The US is ready to defend ?every single inch? of NATO territory, the American leader said
US President Joe Biden on Friday directly addressed his Russian counterpart, Vladimir Putin, urging him not to "misunderstand" that Washington and NATO are ready to defend "every single inch" of NATO territory.
Biden's remarks came as a response to a speech that Putin delivered earlier on Friday before signing treaties paving the way for four former Ukrainian regions to join Russia, a move the US and its allies condemned in the strongest of terms.

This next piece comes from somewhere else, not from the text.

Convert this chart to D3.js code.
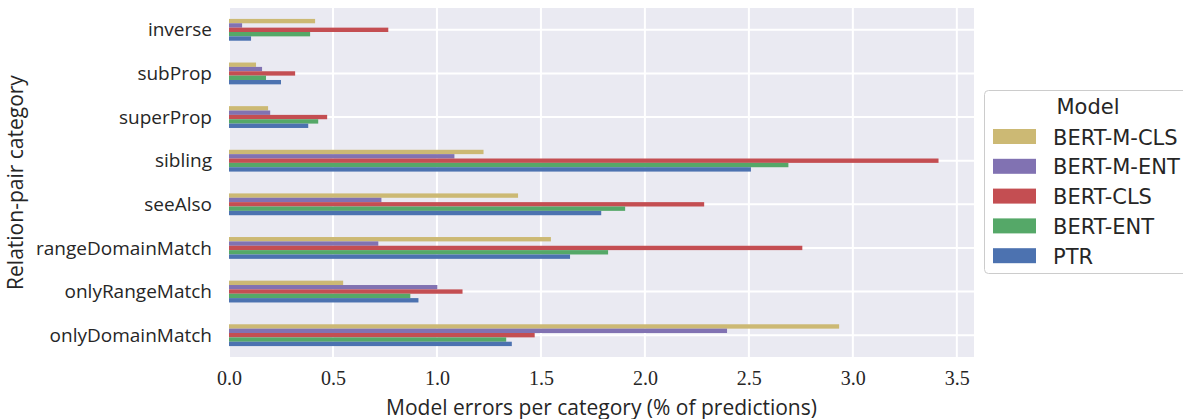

"America is fully prepared with our NATO allies to defend every single inch of NATO territory. Mr. Putin, don't misunderstand what I'm saying. Every inch," Biden said without elaborating about which specific statements by the Russian leader he was responding to. In his speech Putin, among other things, blamed the US for creating "a precedent" by using nuclear weapons against Japan in 1945.
Speaking at the White House, the US president stressed that Putin's "reckless words and threats" would not intimidate America and its allies.
"Putin's actions are a sign he's struggling," Biden said. He was referring to referendums that resulted in the launch of the formal accession process for the Donetsk and Lugansk People's Republics, as well as Kherson and Zaporozhye Regions.
"The United States is never going to recognize this. And quite frankly, the world's not going to recognize it either," Biden said, adding that Putin "can't seize his neighbor's territory and get away with it."
The US president's statement marks yet another round of mutual warnings between Russia and the West.
Last week, the Russian president said that his country is now fighting "the entire military machine of the collective West" and emphasized that if needed Moscow "will certainly make use of all weapon systems available" to protect its territorial integrity and its people.
Moscow also made it clear that, once the former Ukrainian regions become part of Russia, it will consider Kiev's military attacks on them as acts of aggression against the Russian Federation.
NATO chief Jens Stoltenberg, meanwhile, warned Russia of "severe consequences" if it uses nuclear weapons on Ukraine. He has also said on multiple occasions that NATO would not tolerate any attack on "allied sovereignty or territorial integrity."
While Ukrainian President Vladimir Zelensky admitted in March that Kiev was unlikely to become part of NATO, on Friday he announced that the country was filing an expedited application to join the military alliance. However, hours later, Washington said that it is "not the time" to accept Ukraine into the bloc.